Their home is one of two with a vaulted ceiling in the living room. “We selected this option because we wanted more height,” Pat Brooks said.
There are no hallways and, with the master bedroom and bath downstairs and all spaces easy to navigate, “it’s a good place to age in place.”
Bonnie Goodwin has been staying, with her husband, upstairs at the home of Dianne Iverson, who once lived at Snobwerry Court but is currently renting her home. The Goodwins are remodeling their own Craftsman home, in Suquamish.
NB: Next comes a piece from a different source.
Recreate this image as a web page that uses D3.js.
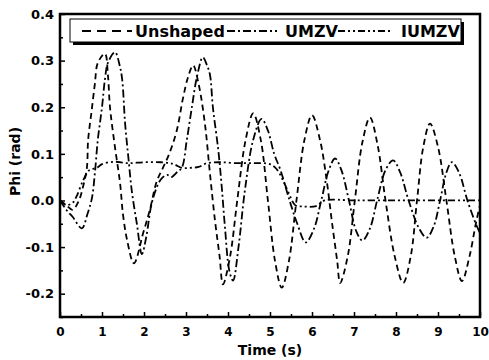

Goodwin said the layout of the Iverson home gives her and her host their own spaces — for the Goodwins, it’s a straight shot from back door to the stairs to second floor; Iverson has the entire first floor uninterrupted, although the three usually meet and visit in the kitchen.
“It’s very streamlined and easy to live in,” Goodwin said.
The Iverson home was Snowberry Court Bungalows’ first, completed in 2008. True to the Arts and Crafts aesthetic, this home interior features stained wood floors, doors and trim; casement windows that frame the natural world outside; tile backsplashes; a slate-and-tile fireplace; wood furniture and Tiffany-style lamps; and objects reflecting Iverson’s childhood in Japan. All that’s missing is a Yoshiko Yamamoto block print.
Iverson appreciates the quality of detail in her Snowberry home — the warmth of wood, the inviting front porch, the feeling of being “cuddled.”
“It’s not too big. It’s intimate,” she said. “It’s a comfortable place to be.”
Richard Walker is an independent journalist who lives in Poulsbo.